» **STATED GOAL**
Look through the listing and locate every line containing the word "page"; copy those lines.

» **DATA PROVIDED**
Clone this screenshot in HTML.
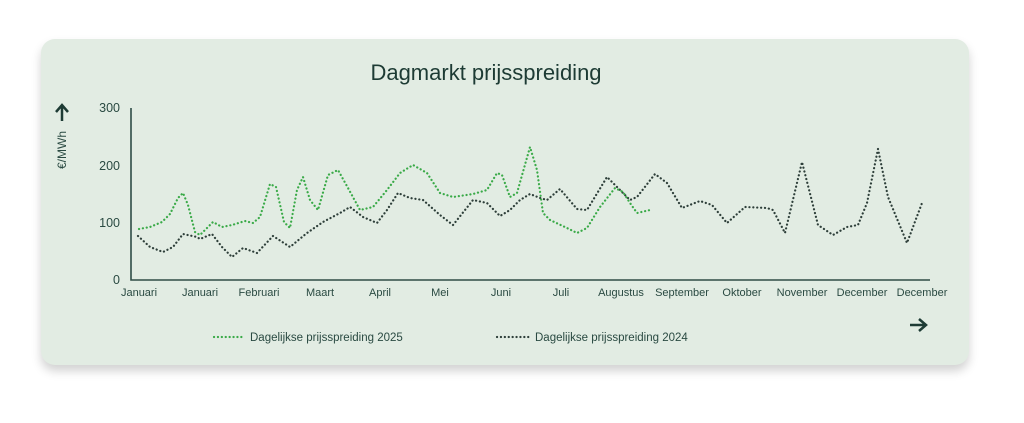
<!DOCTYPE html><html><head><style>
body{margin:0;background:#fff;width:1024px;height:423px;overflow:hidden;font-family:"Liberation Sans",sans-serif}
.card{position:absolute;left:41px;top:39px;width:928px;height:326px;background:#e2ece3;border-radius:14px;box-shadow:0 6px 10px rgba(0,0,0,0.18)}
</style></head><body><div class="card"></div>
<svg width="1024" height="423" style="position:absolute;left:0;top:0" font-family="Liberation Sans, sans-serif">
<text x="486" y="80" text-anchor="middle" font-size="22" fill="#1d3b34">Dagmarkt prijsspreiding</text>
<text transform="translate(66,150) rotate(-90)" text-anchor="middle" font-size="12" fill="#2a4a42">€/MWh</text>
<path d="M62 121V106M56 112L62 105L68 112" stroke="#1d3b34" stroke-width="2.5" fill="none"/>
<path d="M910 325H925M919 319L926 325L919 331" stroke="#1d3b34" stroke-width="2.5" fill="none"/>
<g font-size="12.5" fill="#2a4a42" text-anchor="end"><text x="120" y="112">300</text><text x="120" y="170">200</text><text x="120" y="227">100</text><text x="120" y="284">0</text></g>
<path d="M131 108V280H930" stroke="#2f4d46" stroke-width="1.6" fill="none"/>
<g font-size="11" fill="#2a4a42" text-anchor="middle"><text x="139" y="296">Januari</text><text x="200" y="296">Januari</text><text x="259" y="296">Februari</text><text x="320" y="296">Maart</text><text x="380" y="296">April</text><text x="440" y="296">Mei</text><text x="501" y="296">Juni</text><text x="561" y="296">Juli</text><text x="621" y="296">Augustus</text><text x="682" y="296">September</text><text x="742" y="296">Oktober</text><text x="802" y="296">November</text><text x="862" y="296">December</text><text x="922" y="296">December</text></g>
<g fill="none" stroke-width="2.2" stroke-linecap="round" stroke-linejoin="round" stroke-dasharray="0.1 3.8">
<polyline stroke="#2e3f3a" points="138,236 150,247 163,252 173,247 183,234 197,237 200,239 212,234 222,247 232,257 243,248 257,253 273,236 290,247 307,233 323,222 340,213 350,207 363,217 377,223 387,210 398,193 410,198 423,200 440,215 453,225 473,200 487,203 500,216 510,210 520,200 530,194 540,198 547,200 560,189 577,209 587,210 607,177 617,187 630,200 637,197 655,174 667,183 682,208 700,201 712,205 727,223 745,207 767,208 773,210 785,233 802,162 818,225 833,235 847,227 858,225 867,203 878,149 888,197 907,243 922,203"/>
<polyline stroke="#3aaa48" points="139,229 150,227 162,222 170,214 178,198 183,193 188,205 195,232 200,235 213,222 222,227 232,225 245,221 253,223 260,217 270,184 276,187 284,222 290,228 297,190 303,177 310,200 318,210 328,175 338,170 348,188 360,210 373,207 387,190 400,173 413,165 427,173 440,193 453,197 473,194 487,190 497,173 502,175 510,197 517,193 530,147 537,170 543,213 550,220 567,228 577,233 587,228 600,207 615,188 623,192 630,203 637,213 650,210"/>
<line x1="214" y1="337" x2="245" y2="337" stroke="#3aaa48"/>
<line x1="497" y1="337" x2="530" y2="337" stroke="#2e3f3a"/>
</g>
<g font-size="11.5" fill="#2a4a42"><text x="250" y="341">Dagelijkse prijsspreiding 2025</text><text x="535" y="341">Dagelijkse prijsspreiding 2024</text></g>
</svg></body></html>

---

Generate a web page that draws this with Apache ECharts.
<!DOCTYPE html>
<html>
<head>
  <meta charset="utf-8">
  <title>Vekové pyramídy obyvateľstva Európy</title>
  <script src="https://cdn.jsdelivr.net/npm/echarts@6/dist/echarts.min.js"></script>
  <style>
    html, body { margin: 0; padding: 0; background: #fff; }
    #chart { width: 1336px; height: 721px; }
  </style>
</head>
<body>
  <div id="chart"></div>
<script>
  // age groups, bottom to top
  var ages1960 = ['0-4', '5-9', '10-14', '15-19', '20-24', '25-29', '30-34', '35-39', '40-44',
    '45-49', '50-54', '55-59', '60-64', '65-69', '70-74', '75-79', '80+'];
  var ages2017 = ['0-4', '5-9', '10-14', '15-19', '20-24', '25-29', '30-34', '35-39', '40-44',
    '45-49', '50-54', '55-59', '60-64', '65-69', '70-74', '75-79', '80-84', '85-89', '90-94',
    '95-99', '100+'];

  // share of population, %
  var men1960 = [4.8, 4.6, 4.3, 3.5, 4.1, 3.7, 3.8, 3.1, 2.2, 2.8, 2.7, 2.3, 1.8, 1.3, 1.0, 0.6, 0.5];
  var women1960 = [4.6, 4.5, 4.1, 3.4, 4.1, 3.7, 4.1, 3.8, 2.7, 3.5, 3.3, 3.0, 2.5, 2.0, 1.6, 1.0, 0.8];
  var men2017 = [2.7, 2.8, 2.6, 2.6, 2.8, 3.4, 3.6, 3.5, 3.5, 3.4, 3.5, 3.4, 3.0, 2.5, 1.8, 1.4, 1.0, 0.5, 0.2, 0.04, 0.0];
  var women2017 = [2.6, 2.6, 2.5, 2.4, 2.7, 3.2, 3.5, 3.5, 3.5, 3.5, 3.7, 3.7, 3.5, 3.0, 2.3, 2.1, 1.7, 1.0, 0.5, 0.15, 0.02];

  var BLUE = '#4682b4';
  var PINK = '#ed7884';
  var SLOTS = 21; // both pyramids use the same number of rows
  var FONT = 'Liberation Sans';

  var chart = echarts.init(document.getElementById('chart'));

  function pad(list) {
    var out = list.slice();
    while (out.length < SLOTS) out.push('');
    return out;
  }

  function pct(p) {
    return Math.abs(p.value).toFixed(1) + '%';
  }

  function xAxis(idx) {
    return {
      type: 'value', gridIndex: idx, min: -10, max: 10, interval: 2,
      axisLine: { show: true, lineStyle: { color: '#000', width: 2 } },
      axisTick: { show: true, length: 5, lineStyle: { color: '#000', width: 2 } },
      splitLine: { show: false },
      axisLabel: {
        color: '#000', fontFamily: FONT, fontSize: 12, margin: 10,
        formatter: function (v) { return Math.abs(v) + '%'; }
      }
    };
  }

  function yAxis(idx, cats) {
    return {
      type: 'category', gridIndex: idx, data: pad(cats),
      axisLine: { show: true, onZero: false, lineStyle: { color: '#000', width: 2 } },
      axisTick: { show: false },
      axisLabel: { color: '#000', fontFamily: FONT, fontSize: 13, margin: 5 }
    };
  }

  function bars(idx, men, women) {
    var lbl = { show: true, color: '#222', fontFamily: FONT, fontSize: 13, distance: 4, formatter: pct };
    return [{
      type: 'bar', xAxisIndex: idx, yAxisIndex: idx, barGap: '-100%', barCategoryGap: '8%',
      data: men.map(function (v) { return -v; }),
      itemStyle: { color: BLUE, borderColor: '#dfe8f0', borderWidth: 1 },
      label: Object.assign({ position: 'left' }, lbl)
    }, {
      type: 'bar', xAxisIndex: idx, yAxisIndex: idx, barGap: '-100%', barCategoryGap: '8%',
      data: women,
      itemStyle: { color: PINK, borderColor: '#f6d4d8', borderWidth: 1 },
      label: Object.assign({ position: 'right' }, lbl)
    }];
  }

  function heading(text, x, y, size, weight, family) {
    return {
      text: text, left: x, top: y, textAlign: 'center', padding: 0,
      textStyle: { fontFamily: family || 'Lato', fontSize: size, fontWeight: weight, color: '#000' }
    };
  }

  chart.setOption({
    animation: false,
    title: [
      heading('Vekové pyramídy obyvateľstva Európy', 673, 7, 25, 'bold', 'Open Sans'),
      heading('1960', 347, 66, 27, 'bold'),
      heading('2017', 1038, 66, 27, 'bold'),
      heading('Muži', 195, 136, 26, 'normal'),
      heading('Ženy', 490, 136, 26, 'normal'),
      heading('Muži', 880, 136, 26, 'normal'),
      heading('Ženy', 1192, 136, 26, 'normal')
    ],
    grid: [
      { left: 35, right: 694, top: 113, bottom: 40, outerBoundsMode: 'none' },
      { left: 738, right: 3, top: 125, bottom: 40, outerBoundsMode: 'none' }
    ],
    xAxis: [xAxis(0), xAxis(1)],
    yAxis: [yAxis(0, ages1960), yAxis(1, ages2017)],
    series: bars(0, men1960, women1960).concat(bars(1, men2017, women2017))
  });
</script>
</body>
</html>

--

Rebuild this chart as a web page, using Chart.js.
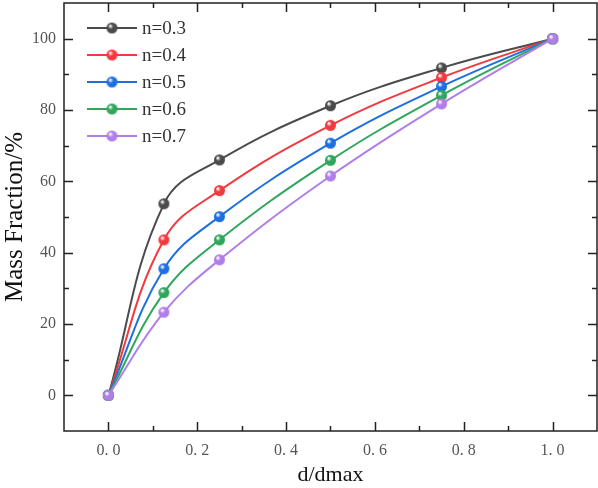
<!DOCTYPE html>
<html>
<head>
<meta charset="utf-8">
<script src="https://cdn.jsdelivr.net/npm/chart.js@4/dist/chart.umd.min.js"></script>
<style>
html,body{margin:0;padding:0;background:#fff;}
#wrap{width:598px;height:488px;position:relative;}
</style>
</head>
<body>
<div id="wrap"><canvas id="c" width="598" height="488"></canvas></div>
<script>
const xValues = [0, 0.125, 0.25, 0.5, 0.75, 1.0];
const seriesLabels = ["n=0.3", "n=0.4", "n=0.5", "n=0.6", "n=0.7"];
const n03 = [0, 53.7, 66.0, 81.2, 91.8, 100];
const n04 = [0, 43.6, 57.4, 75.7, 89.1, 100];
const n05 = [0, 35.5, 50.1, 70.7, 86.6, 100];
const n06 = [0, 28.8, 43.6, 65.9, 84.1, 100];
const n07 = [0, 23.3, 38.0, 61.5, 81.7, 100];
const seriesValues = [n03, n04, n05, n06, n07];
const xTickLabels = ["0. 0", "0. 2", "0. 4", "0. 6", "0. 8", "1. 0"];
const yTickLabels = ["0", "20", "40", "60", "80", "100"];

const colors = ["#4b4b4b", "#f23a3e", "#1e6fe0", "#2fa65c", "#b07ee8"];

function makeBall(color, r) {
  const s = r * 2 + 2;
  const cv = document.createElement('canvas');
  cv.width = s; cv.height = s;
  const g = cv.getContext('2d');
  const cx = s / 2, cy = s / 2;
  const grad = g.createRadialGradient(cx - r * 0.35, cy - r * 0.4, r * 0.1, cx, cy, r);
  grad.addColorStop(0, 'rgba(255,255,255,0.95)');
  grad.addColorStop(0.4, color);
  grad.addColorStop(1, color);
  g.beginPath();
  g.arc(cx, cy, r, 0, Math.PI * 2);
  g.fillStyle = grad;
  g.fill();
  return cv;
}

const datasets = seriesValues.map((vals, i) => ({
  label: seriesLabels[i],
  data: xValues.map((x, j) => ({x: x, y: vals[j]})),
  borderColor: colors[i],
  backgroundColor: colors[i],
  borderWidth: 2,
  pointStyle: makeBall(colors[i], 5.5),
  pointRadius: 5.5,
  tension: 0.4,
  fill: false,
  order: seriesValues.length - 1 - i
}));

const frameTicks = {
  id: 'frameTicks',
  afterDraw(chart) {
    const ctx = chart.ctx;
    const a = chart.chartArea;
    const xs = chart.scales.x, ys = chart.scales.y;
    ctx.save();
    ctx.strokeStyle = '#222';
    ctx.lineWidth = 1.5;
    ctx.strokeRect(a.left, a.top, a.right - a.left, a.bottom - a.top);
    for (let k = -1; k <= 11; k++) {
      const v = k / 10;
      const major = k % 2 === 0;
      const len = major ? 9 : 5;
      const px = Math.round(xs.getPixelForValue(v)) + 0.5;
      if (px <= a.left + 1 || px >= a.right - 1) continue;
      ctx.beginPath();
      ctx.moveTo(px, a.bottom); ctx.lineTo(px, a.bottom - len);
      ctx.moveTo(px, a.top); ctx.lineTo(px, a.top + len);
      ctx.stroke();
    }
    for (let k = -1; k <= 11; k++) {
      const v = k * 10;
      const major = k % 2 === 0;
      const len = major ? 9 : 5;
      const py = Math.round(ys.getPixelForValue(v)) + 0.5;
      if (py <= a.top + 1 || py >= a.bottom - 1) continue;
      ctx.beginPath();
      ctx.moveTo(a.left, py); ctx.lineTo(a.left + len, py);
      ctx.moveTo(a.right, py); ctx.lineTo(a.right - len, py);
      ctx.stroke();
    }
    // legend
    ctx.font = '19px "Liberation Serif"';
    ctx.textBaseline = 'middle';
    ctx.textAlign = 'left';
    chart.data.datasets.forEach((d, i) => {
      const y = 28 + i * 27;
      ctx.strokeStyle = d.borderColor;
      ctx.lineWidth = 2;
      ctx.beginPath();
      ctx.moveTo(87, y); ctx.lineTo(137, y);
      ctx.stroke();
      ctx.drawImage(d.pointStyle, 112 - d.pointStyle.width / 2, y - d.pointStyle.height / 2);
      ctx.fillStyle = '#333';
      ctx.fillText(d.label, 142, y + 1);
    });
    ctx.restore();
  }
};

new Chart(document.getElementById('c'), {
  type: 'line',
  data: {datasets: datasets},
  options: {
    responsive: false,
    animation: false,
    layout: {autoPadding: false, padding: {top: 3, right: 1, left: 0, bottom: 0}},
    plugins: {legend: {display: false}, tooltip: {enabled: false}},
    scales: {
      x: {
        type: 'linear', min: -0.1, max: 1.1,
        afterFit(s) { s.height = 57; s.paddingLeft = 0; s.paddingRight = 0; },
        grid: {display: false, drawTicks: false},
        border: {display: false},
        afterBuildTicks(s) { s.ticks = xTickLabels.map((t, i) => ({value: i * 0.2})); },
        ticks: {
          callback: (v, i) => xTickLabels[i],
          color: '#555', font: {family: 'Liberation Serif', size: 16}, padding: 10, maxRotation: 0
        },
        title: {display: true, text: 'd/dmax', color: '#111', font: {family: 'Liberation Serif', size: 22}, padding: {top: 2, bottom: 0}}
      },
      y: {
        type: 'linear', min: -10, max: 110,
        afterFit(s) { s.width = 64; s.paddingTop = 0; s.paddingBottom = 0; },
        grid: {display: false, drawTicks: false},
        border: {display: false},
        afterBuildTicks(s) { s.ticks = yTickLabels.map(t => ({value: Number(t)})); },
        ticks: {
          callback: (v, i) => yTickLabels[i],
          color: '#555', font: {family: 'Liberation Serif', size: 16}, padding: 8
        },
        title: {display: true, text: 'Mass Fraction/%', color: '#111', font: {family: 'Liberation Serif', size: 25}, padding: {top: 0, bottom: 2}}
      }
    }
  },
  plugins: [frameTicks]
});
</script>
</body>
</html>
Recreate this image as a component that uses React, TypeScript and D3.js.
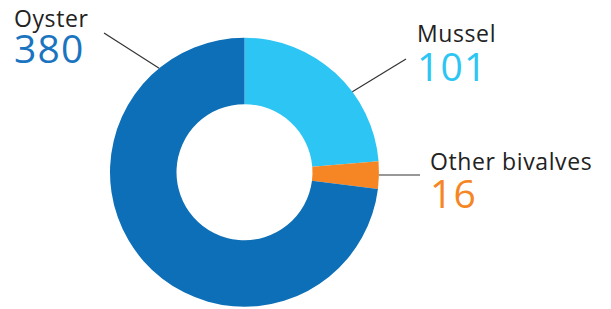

» **FULL SOLUTION**
Generate a web page that draws this with Apache ECharts.
Rebuild this chart as a web page, using Chart.js.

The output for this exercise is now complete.